Parfois, les recherches viennent de questions bien étonnantes. Il y a de cela quelques semaines, un élu m'a demandé « savez-vous pourquoi certains coqs d'église ont des attributs? ». Je l'ai regardé, un peu étonnée, me demandant s'il voulait bien dire ce à quoi que je pensais. Eh bien oui, il voulait savoir pourquoi certains coqs en haut des clochers avaient des « attributs » et d'autres non.
Un défi était lancé. J'ai commencé à prendre en photographie les coqs des églises que j'étais amenée à visiter et ce, au téléobjectif parce que très sincèrement, il est difficile de distinguer les « détails » de ces animaux quand ils sont à plusieurs dizaines de mètres du sol. Et oui, certains coqs n'ont que des barbillons (partie rouge située sous le bec). Il en résulte que ce sont en fait des chapons.
Mais l'intérêt de cette étude ne s'arrêtait pas là. En effet, il faut savoir que le coq n'a pas été placé en haut des églises en tant que symbole du peuple gaulois, mais en référence à un texte de Saint Grégoire, Les Moralia, qui distinguait trois animaux capables de repousser les rois et leurs armées : le lion, le coq aux reins ceints et le bélier. Et de faire du coq castré l'animal auquel il est possible de rattacher les premiers clercs qui devaient être au-dessus de toutes pulsions charnelles pour guider les fidèles. Le coq est également l'animal qui, en annonçant le lever du jour, a permis aux premiers fidèles de connaître l'heure de la première prière et c'est également à lier à la puissance du renouveau quotidien. C'est donc celui qui rassemble les fidèles.
Cela a donné lieu à de nombreuses pratiques populaires, encore en vigueur actuellement, où on enjambe le coq avant qu'il soit béni par le curé et hissé en haut du clocher. Il était même amené aux malades ou aux personnes âgées pour qu'elles puissent également l'enjamber. Il était aussi conseillé aux jeunes garçons de l'enjamber également afin qu'ils puissent dire à leurs fils : « tu vois, moi ce coq je l'ai enjambé ». Ils étaient également gravés sur les murs des églises par pose directe du coq ou bien peint à l'intérieur sur les voûtes, comme dans l'église de Courdemanche.

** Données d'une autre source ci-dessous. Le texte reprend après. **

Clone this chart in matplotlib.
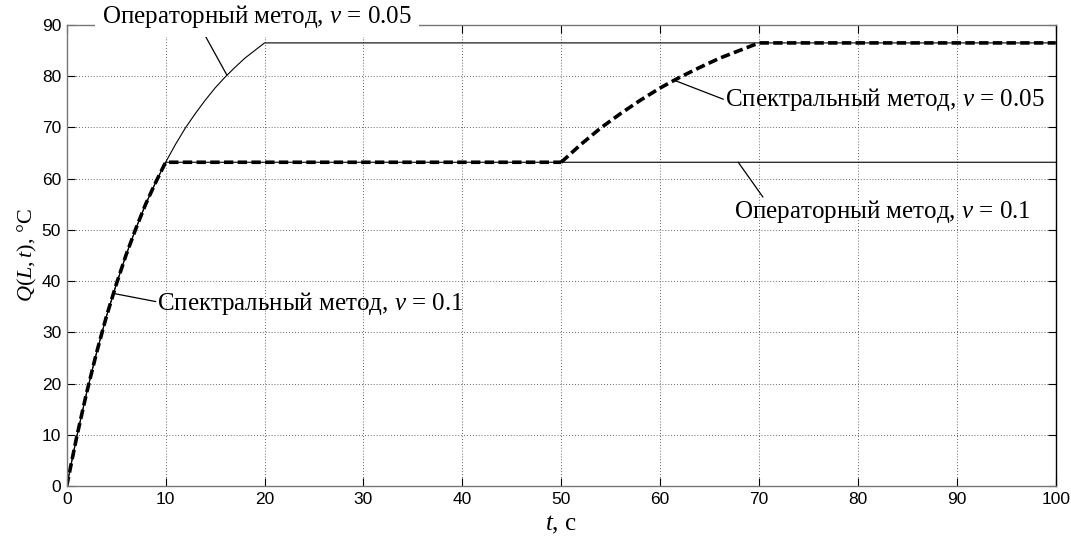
import matplotlib
matplotlib.use("Agg")
import matplotlib.pyplot as plt

# ---- data ----
t_op005 = [0, 1, 2, 3, 4, 5, 6, 7, 8, 9, 10, 11, 12, 13, 14, 15, 16, 17, 18, 19, 20, 100]
q_op005 = [0, 9.5, 18.1, 25.9, 33.0, 39.3, 45.1, 50.3, 55.1, 59.3, 63.2,
           66.7, 69.9, 72.7, 75.3, 77.7, 79.8, 81.7, 83.5, 85.0, 86.5, 86.5]

t_op01 = [0, 1, 2, 3, 4, 5, 6, 7, 8, 9, 10, 100]
q_op01 = [0, 9.5, 18.1, 25.9, 33.0, 39.3, 45.1, 50.3, 55.1, 59.3, 63.2, 63.2]

t_sp01 = [0, 1, 2, 3, 4, 5, 6, 7, 8, 9, 10, 50]
q_sp01 = [0, 9.5, 18.1, 25.9, 33.0, 39.3, 45.1, 50.3, 55.1, 59.3, 63.2, 63.2]

t_sp005 = [50, 52, 54, 56, 58, 60, 62, 64, 66, 68, 70, 100]
q_sp005 = [63.2, 66.7, 69.9, 72.7, 75.3, 77.7, 79.8, 81.7, 83.5, 85.0, 86.5, 86.5]

x_ticks = [0, 10, 20, 30, 40, 50, 60, 70, 80, 90, 100]
y_ticks = [0, 10, 20, 30, 40, 50, 60, 70, 80, 90]

lbl_op005 = "Операторный метод, $v$ = 0.05"
lbl_op01 = "Операторный метод, $v$ = 0.1"
lbl_sp01 = "Спектральный метод, $v$ = 0.1"
lbl_sp005 = "Спектральный метод, $v$ = 0.05"

plt.rcParams['mathtext.fontset'] = 'custom'
plt.rcParams['mathtext.rm'] = 'Liberation Serif'
plt.rcParams['mathtext.it'] = 'Liberation Serif:italic'

fig = plt.figure(figsize=(10.71, 5.43), dpi=100)
ax = fig.add_axes([0.0623, 0.105, 0.9234, 0.849])

ax.plot(t_op005, q_op005, color='black', lw=0.8)
ax.plot(t_op01, q_op01, color='black', lw=0.8)
ax.plot(t_sp01, q_sp01, color='black', lw=2.6, linestyle=(0, (2.6, 1.2)))
ax.plot(t_sp005, q_sp005, color='black', lw=2.6, linestyle=(0, (2.6, 1.2)))

ax.set_xlim(0, 100)
ax.set_ylim(0, 90)
ax.set_xticks(x_ticks)
ax.set_yticks(y_ticks)
ax.set_xticklabels([str(v) for v in x_ticks], fontfamily='Liberation Sans', fontsize=12.5)
ax.set_yticklabels([str(v) for v in y_ticks], fontfamily='Liberation Sans', fontsize=12.5)
ax.tick_params(direction='in', length=6, width=0.8, top=True, right=True, pad=4)
ax.grid(True, linestyle=(0, (1, 2.5)), color='#333333', lw=0.6)

for side in ['left', 'bottom', 'top']:
    ax.spines[side].set_color('#777777')
ax.spines['right'].set_color('black')
for s in ax.spines.values():
    s.set_linewidth(1.0)

serif = ['Liberation Serif', 'DejaVu Serif']
fs = 18
ax.set_xlabel("$t$, с", fontfamily=serif, fontsize=18, labelpad=5)
ax.set_ylabel("$Q(L,t)$, °C", fontfamily=serif, fontsize=16, labelpad=2)

lp = dict(arrowstyle='-', lw=0.9, color='black', shrinkA=0, shrinkB=0)

# Операторный, v=0.05
ax.annotate('', xy=(16.2, 80.2), xytext=(13.8, 88.6), arrowprops=lp, annotation_clip=False)
ax.text(3.6, 91.6, lbl_op005, fontfamily=serif, fontsize=fs, ha='left', va='center',
        clip_on=False, bbox=dict(facecolor='white', edgecolor='none', pad=5))

# Спектральный, v=0.1
ax.annotate('', xy=(4.7, 37.6), xytext=(9.0, 36.0), arrowprops=lp)
ax.text(9.1, 35.7, lbl_sp01, fontfamily=serif, fontsize=fs, ha='left', va='center')

# Операторный, v=0.1
ax.annotate('', xy=(67.9, 63.2), xytext=(70.4, 56.4), arrowprops=lp)
ax.text(82.5, 53.5, lbl_op01, fontfamily=serif, fontsize=fs, ha='center', va='center')

# Спектральный, v=0.05
ax.annotate('', xy=(61.3, 79.3), xytext=(66.4, 75.5), arrowprops=lp)
ax.text(66.6, 75.4, lbl_sp005, fontfamily=serif, fontsize=fs, ha='left', va='center')

fig.savefig('out.png', dpi=100)
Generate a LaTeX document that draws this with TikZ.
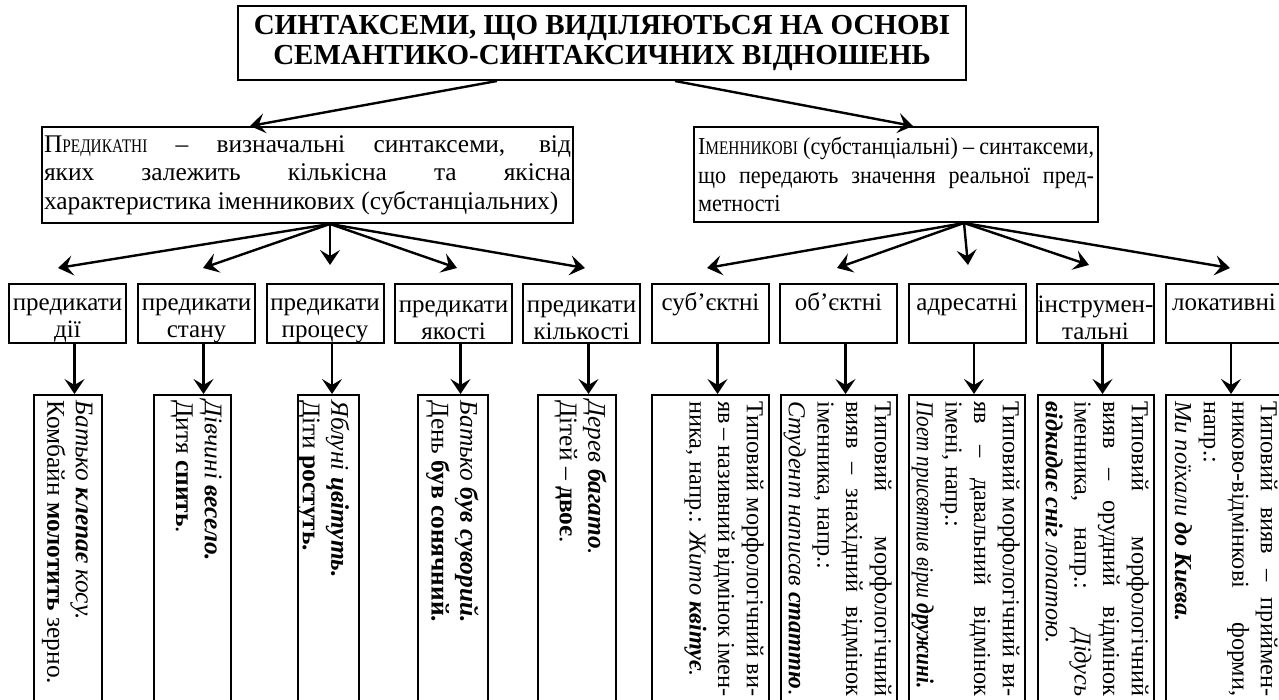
\documentclass[tikz,border=0pt]{standalone}
\usepackage{graphicx}
\usepackage{fontspec}
\setmainfont{Liberation Serif}
% condensed cuts of the same face
\newfontfamily\nounfont[FakeStretch=0.91]{Liberation Serif}
\newfontfamily\scfont[FakeStretch=0.8]{Liberation Serif}
\usetikzlibrary{arrows.meta,calc}
% imitation of condensed small capitals for the lead words
\newcommand{\smallcap}[1]{{\scfont\fontsize{9.6pt}{14pt}\selectfont #1}}
% one fully justified line
\newcommand{\jline}[1]{\makebox[\hsize][s]{\spaceskip=0pt\xspaceskip=0pt\relax #1}}
% raises the first line of a two-line label
\newcommand{\topstrut}{\rule{0pt}{13pt}}
\begin{document}
\begin{tikzpicture}[x=0.5pt,y=-0.5pt,
  every node/.style={font=\fontsize{12.7pt}{14.3pt}\selectfont},
  narrowfont/.style={font=\fontsize{12.15pt}{14.3pt}\selectfont},
  box/.style={draw,line width=1pt,inner sep=0pt},
  kind/.style={box,anchor=north west,minimum width=58.5pt,minimum height=29.5pt,
    align=center,font=\fontsize{12.5pt}{13.5pt}\selectfont},
  column/.style={box,anchor=north west,minimum height=200pt},
  vtext/.style={rotate=-90,anchor=north west,inner sep=0pt,align=flush left},
  vjust/.style={vtext,narrowfont,text width=147.5pt},
  arr/.style={-{Stealth[length=7.5pt,width=10pt,inset=3pt]},line width=1.2pt},
]
\useasboundingbox (0,0) rectangle (1279,700);
\clip (0,0) rectangle (1279,700);

% heading
\node[box,anchor=north west,minimum width=364pt,minimum height=37pt,align=flush center,
  font=\fontsize{14.5pt}{15.2pt}\selectfont\bfseries] (title) at (237,5)
  {СИНТАКСЕМИ, ЩО ВИДІЛЯЮТЬСЯ НА ОСНОВІ\\СЕМАНТИКО-СИНТАКСИЧНИХ ВІДНОШЕНЬ};

% two main classes
\node[box,anchor=north west,minimum width=265.5pt,minimum height=48pt,
  inner xsep=1pt,text width=263.5pt,align=flush left] (pred) at (41,126)
  {\jline{П\smallcap{РЕДИКАТНІ} – визначальні синтаксеми, від}\\
   \jline{яких залежить кількісна та якісна}\\
   характеристика іменникових (субстанціальних)};
\node[box,anchor=north west,minimum width=202pt,minimum height=47.5pt,
  inner xsep=2pt,text width=198pt,align=flush left,
  font=\nounfont\fontsize{12.15pt}{14.3pt}\selectfont] (noun) at (693,126)
  {\jline{І\smallcap{МЕННИКОВІ} (субстанціальні) – синтаксеми,}\\
   \jline{що передають значення реальної пред-}\\
   метності};

\draw[arr] ([xshift=130pt]title.south west) -- ([xshift=104.5pt]pred.north west);
\draw[arr] ([xshift=219pt]title.south west) -- ([xshift=110pt]noun.north west);

% subclasses
\node[kind] (s1) at (8,283) {\topstrut предикати\\дії};
\node[kind] (s2) at (137,283) {\topstrut предикати\\стану};
\node[kind] (s3) at (265.5,283) {\topstrut предикати\\процесу};
\node[kind] (s4) at (394,283) {\topstrut предикати\\якості};
\node[kind] (s5) at (522,283) {\topstrut предикати\\кількості};
\node[kind] (s6) at (651,283) {\topstrut суб’єктні\\\phantom{д}};
\node[kind] (s7) at (779,283) {\topstrut об’єктні\\\phantom{д}};
\node[kind] (s8) at (907.5,283) {\topstrut адресатні\\\phantom{д}};
\node[kind] (s9) at (1036,283) {\topstrut інструмен-\\тальні};
\node[kind] (s10) at (1164.5,283) {\topstrut локативні\\\phantom{д}};

% fan arrows
\coordinate (pf) at ([xshift=144.5pt]pred.south west);
\coordinate (nf) at ([xshift=135.5pt]noun.south west);
\coordinate (p1) at (58,268);
\coordinate (p2) at (203,268);
\coordinate (p3) at (330,265);
\coordinate (p4) at (457,268);
\coordinate (p5) at (585,268);
\coordinate (n1) at (707,268);
\coordinate (n2) at (837,268);
\coordinate (n3) at (968,265);
\coordinate (n4) at (1089,265);
\coordinate (n5) at (1230,268);
\foreach \t in {p1,p2,p3,p4,p5} \draw[arr] (pf) -- (\t);
\foreach \t in {n1,n2,n3,n4,n5} \draw[arr] (nf) -- (\t);

% example columns
\node[column,minimum width=34pt] (e1) at (33,394) {};
\node[column,minimum width=38.5pt] (e2) at (153,394) {};
\node[column,minimum width=30.5pt] (e3) at (297,394) {};
\node[column,minimum width=35pt] (e4) at (417,394) {};
\node[column,minimum width=39pt] (e5) at (537,394) {};
\node[column,minimum width=58.5pt] (e6) at (651,394) {};
\node[column,minimum width=58pt] (e7) at (780,394) {};
\node[column,minimum width=58pt] (e8) at (908,394) {};
\node[column,minimum width=58pt] (e9) at (1037,394) {};
\node[column,minimum width=58.5pt] (e10) at (1165,394) {};

\foreach \i in {1,...,10}
  \draw[arr] ([xshift=3.5pt]s\i.south) -- ([xshift=3.5pt]s\i.south |- e\i.north);

% column texts, read from top to bottom
\node[vtext] at ($(e1.north east)+(-10,6)$)
  {\itshape Батько \textbf{клепає} косу.\\Комбайн \textbf{молотить} зерно.};
\node[vtext] at ($(e2.north east)+(-10,6)$)
  {\itshape Дівчині \textbf{весело.}\\Дитя \textbf{спить}.};
\node[vtext] at ($(e3.north east)+(-10,6)$)
  {\itshape Яблуні \textbf{цвітуть.}\\Діти \textbf{ростуть.}};
\node[vtext] at ($(e4.north east)+(-10,6)$)
  {\itshape Батько \textbf{був суворий.}\\День \textbf{був сонячний.}};
\node[vtext] at ($(e5.north east)+(-10,6)$)
  {\itshape Дерев \textbf{багато}.\\Дітей – \textbf{двоє}.};
\node[vjust] at ($(e6.north east)+(-6,7)$)
  {\jline{Типовий морфологічний ви-}\\
   \jline{яв – називний відмінок імен-}\\
   ника, напр.: \textit{Жито \textbf{квітує}.}};
\node[vjust] at ($(e7.north east)+(-6,7)$)
  {\jline{Типовий морфологічний}\\
   \jline{вияв – знахідний відмінок}\\
   іменника, напр.:\\
   \textit{Студент написав \textbf{статтю}}.};
\node[vjust] at ($(e8.north east)+(-6,7)$)
  {\jline{Типовий морфологічний ви-}\\
   \jline{яв – давальний відмінок}\\
   імені, напр.:\\
   \scalebox{0.87}[1]{\textit{Поет присвятив вірш \textbf{дружині.}}}};
\node[vjust] at ($(e9.north east)+(-6,7)$)
  {\jline{Типовий морфологічний}\\
   \jline{вияв – орудний відмінок}\\
   \jline{іменника, напр.: \textit{Дідусь}}\\
   \textit{\textbf{відкидає сніг} лопатою.}};
\node[vjust] at ($(e10.north east)+(-6,7)$)
  {\jline{Типовий вияв – приймен-}\\
   \jline{никово-відмінкові форми,}\\
   напр.:\\
   \textit{Ми поїхали \textbf{до Києва.}}};
\end{tikzpicture}
\end{document}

Par la suite, le terme « gallus » qui voulait dire à la fois « coq » et « gaulois » a commencé à être utiliser par les ennemis du royaume de France pour désigner un peuple couard et lâche, en fait sans « attributs » virils. Cette assimilation entre les deux significations possibles du terme latin vient de l'extérieur du royaume. Les Anglais ou les Italiens se sont servis du texte de La Guerre des Gaules de Jules César qui faisait des Gaulois les premiers habitants du royaume. La royauté s'est trouvée alors dans la quasi obligation de réhabiliter le coq doté de ses attributs comme symbole de la vigueur, du courage et de la surveillance pour le peuple français.
Mais le coq avec attributs n'en devient pas pour autant un symbole utilisé en héraldique et l'aristocratie ne le reprend pas à son compte. Il est ainsi très rare de voir un coq sur des armoiries et si vous en trouvez, il faut alors regarder s'il dispose de sa crête ou non, signe de puissance. C'est donc au moment de la Révolution Française que les représentants du peuple choississent alors l'animal comme preuve de la fierté nationale.
Ainsi le coq sans attributs est plutôt un symbole religieux alors que celui avec attributs est un symbole républicain. À méditer pour tous ceux et toutes celles qui auront à choisir le prochain coq de leur église.